Doch tegen deze moeijelijkheden weegt rijkelijk op het nut en vermaak, aan de grammatikale uitlegging des Bijbels onafscheidelijk verbonden.
Men behandelt de voortreffelijkste van alle boeken, die den mensch den weg, om wèl en gelukkig te leven, op Goddelijk gezag aanwijzen. De ruwste volken zijn door den Bijbel beschaafd, nuttige kennis en wetenschap geboren en gekweekt. Maar ook Geleerden trekken uit het behandelen des Bijbels nut. Groote namen zijn hiervoor borg; scaliger, casaubonus, salmasius, tib. hemsterhuis. Er blijft nog veel te verrigten over. Het voorgeslacht heeft niet alles afgedaan. Er waren voldoende redenen, die hen hiertoe ongeschikt maakten.
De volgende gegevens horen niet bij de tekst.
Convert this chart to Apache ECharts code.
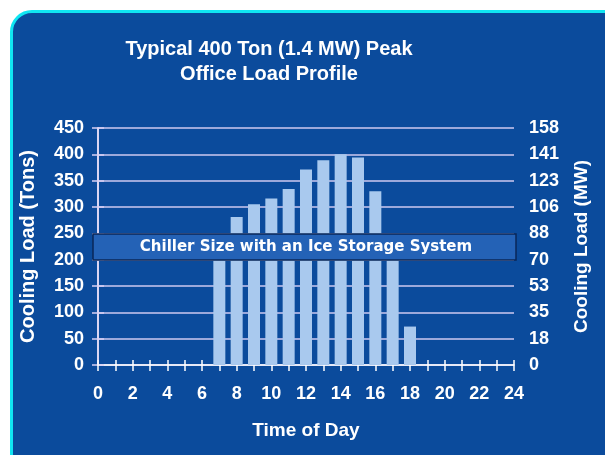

In het voorbijgaan wijst van hengel hen te regt, die hier de Allegorische Schriftverklaring bijzonder in bescherming zouden willen nemen.
Ook uit de Geschiedenis blijkt het groote nut der grammatikale Bijbelverklaring. Het verzuimen dier Bijbeluitlegging had ten gevolge bijgeloof, spitsvindige behandeling van nietigheden, en de onbepaaldste heerschappij van éénen mensch over ontelbare slaven. De Hervorming heeft, ook door grammatikale uitlegging des Bijbels, hieraan paal en perk gesteld. Nu en altijd blijft dan ook deze Bijbeluitlegging het beste en meest treffende wapen, om allerlei vijanden van licht te verstrooijen en te onder te brengen.
Doch boven dit nut, hetwelk die Bijbeluitlegging aanbrengt, verschaft zij uitnemend genoegen en velerlei ver- | |
| |
maak. Dit brengt alleen de grammatikale uitlegging te weeg. De Aesthetische verklaring, door velen zoo hoog opgevijzeld, en zonder de grammatikale noch nuttig noch grondig, wordt op den regten prijs geschat, en, in verband met de grammatikale uitlegging, als aangenaam en nuttig tevens voorgesteld. Daarop volgt bewijs uit de Geschiedenis, hoe aangenaam en vermakelijk het is, zelfs bij de grootste rampen en in den kerker, zich met grammatikale uitlegging des Bijbels bezig te houden. Met beroep op chrysostomus, luther, de groot, wijst van hengel ook dit nadrukkelijk aan. Dan, daar in de Godgeleerde Bijdragen, IIIde D. bl. 504 volg., 's mans voortreffelijke taal in het oorspronkelijke wordt medegedeeld, kunnen wij hier gerustelijk de pen nederleggen.
Wij voegen hierbij niets, dan deze opmerking. Hoe ook de duisternis woelt tegen het licht, en de achting voor Nederlandsche Hoogleeraren zoekt te beknibbelen, wij danken Gods voorzienigheid, dat Hij, ook in van hengel en rooijens, zulke uitmuntende Leermeesters heeft geschonken aan Neêrlands jongelingschap, welke tot de H. bediening wordt opgeleid. Want, al leert de aankomende Bijbeluitlegger door hun onderwijs veel als leer-vorm kennen, wat te voren als leer-stuk hardnekkig werd voorgestaan, als hij tot zulk eenen grammatikalen Bijbelverklaarder gevormd wordt, als van hengel heeft geschetst, zal het wezenlijke des Christendoms, naar de teekening van rooijens, telkens meer uitkomen, en voor ondergang telkens minder doen vreezen. Faxit Deus!